In Greenplum 6, a new Jump Consistent Hash method is introduced. With this, only 1/N – 1/M rows of data is moved from old segments to new segments. Data will only be move from old segments to new segments, and not shuffled across old segments. To learn more about this new hash algorithm, visit Google Paper: A Fast, Minimal Memory, Consistent Hash Algorithm.

Parallelization of redistribution

In Greenplum 4 and 5, update on heap table will hold the high level EXCLUSIVE_LOCK, so all updates to the same heap table are serialized. Even if the update time is short, it will be a bottleneck when redistributing large numbers of small tables. In Greenplum 6, global deadlock detection has been introduced. When the gp_enable_global_deadlock_detector GUC is enabled, the lock level of update and delete operations is lowered, so paralleled update is supported.

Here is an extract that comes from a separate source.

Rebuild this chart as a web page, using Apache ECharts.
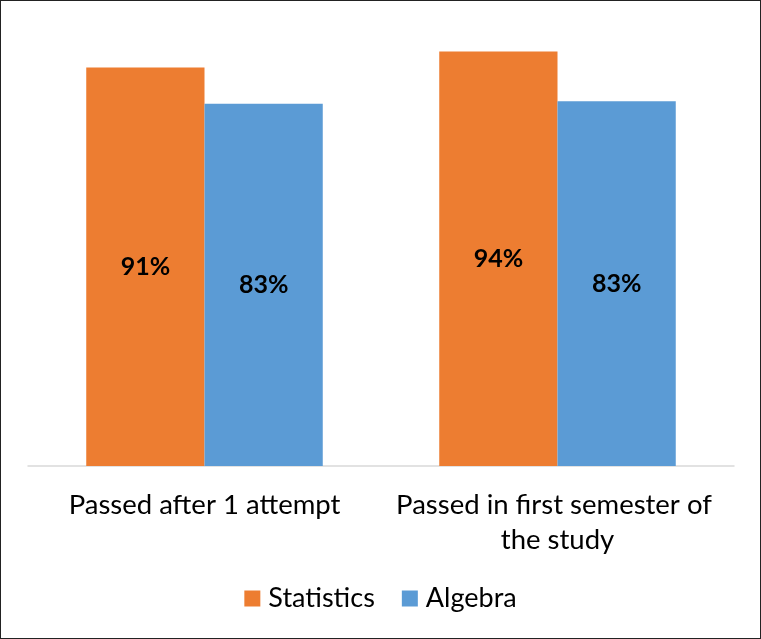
<!DOCTYPE html>
<html><head><meta charset="utf-8">
<script src="https://cdn.jsdelivr.net/npm/echarts@6/dist/echarts.min.js"></script>
<style>
html,body{margin:0;padding:0;background:#fff;}
#c{width:761px;height:639px;box-sizing:border-box;border:1.5px solid #222;}
</style></head>
<body><div id="c"></div>
<script>
const categories = ['Passed after 1 attempt', 'Passed in first semester of the study'];
const statistics = [90.8, 94.4];
const algebra = [82.5, 83.1];
const statisticsLabels = ['91%', '94%'];
const algebraLabels = ['83%', '83%'];

const chart = echarts.init(document.getElementById('c'));
const font = 'Lato, "Open Sans", sans-serif';
chart.setOption({
  animation: false,
  grid: {left: 27, right: 26, top: 26, bottom: 172, containLabel: false},
  legend: {
    top: 579, left: 'center', itemWidth: 16, itemHeight: 16, itemGap: 27,
    icon: 'rect',
    textStyle: {fontFamily: font, fontSize: 27, color: '#000', padding: [0, 0, 0, 3]}
  },
  xAxis: {
    type: 'category', data: categories,
    axisLine: {lineStyle: {color: '#d9d9d9', width: 1.5}},
    axisTick: {show: false},
    axisLabel: {fontFamily: font, fontSize: 27.5, color: '#000', margin: 22, width: 345, overflow: 'break', lineHeight: 35, interval: 0}
  },
  yAxis: {type: 'value', min: 0, max: 100, show: false, splitLine: {show: false}},
  series: [
    {name: 'Statistics', type: 'bar', data: statistics, barGap: '0%', barCategoryGap: '33%',
     itemStyle: {color: '#ED7D31'},
     label: {show: true, position: 'inside', fontFamily: font, fontSize: 25, fontWeight: 'bold', color: '#000',
       formatter: p => statisticsLabels[p.dataIndex]}},
    {name: 'Algebra', type: 'bar', data: algebra,
     itemStyle: {color: '#5B9BD5'},
     label: {show: true, position: 'inside', fontFamily: font, fontSize: 25, fontWeight: 'bold', color: '#000',
       formatter: p => algebraLabels[p.dataIndex]}}
  ]
});
</script></body></html>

This significantly improves the performance of redistributing large numbers of small tables.

Query performance during redistribution

In Greenplum 4 and 5, a JOIN query on two hash tables that have not yet been redistributed will lead to data movement across segments. The performance for these JOIN queries is very poor. On Greenplum 6, the redistribution phase of gpexpand has been optimized so that data movement is no longer required for those JOIN queries. This will drastically improve query performance during the expand phase.

With these new improvements users of Greenplum can add capacity with a more seamless experience. This is especially important in the cloud and virtual world where new infrastructure capacity is more available for provisioning, and users want to take advantage of Greenplum in these contexts.